Bu yüzden coşkuydum, bu yüzden umarsız, bu yüzden metelik vermez dünyaya, bu yüzden deli dolu ve hesapsız...
Şimdilerde o coşkunun yerini sararmış ve beli bükülmüş yaprakların veda öncesi hüznü aldı...O deli dolu genç adam, bir anda rüyadan uyandı ve yaşlı annesine eşlik eden bir yaşlı oldu!
Yürüyüşler, Kent Parka gitmeler, orada Rüveydasını hayal ederek göletin etrafında gezinmeler, akan dereye fısıldayışlar, bekleyişler...son buldu.

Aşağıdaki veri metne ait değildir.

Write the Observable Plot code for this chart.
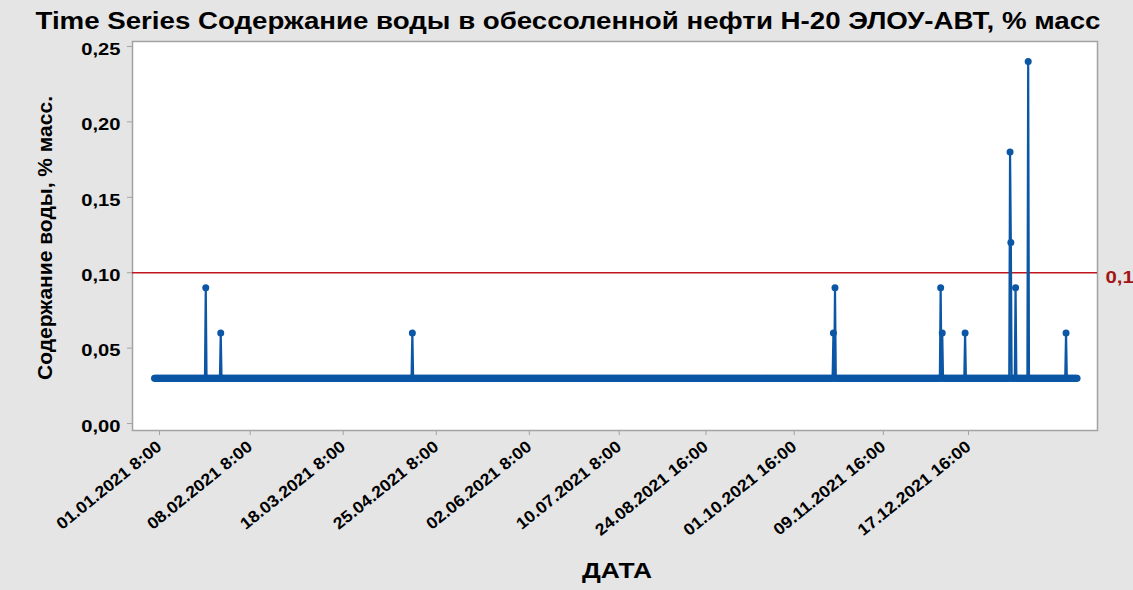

Gitmiyorum uzun zamandır oraya...Gitsem sanki içimi orada göreceğim, tarumar edilmiş, yakılıp yıkılmış bir Kent Park!
Kısa kış günlerinde çabuk gelen akşamların gecesinde hayata mola verip, ''İyi kal, iyilikleri azalmış dünya!'' diyerek bir bebeği zorla uyutur gibi uyutuyorum gözlerimi...
Hey Sizler!
İçinizden biri bir gün aşık olursa, güven testinden sonra hadsiz, deli dolu ve hesapsız olmayı sakın ihmal etmeyin!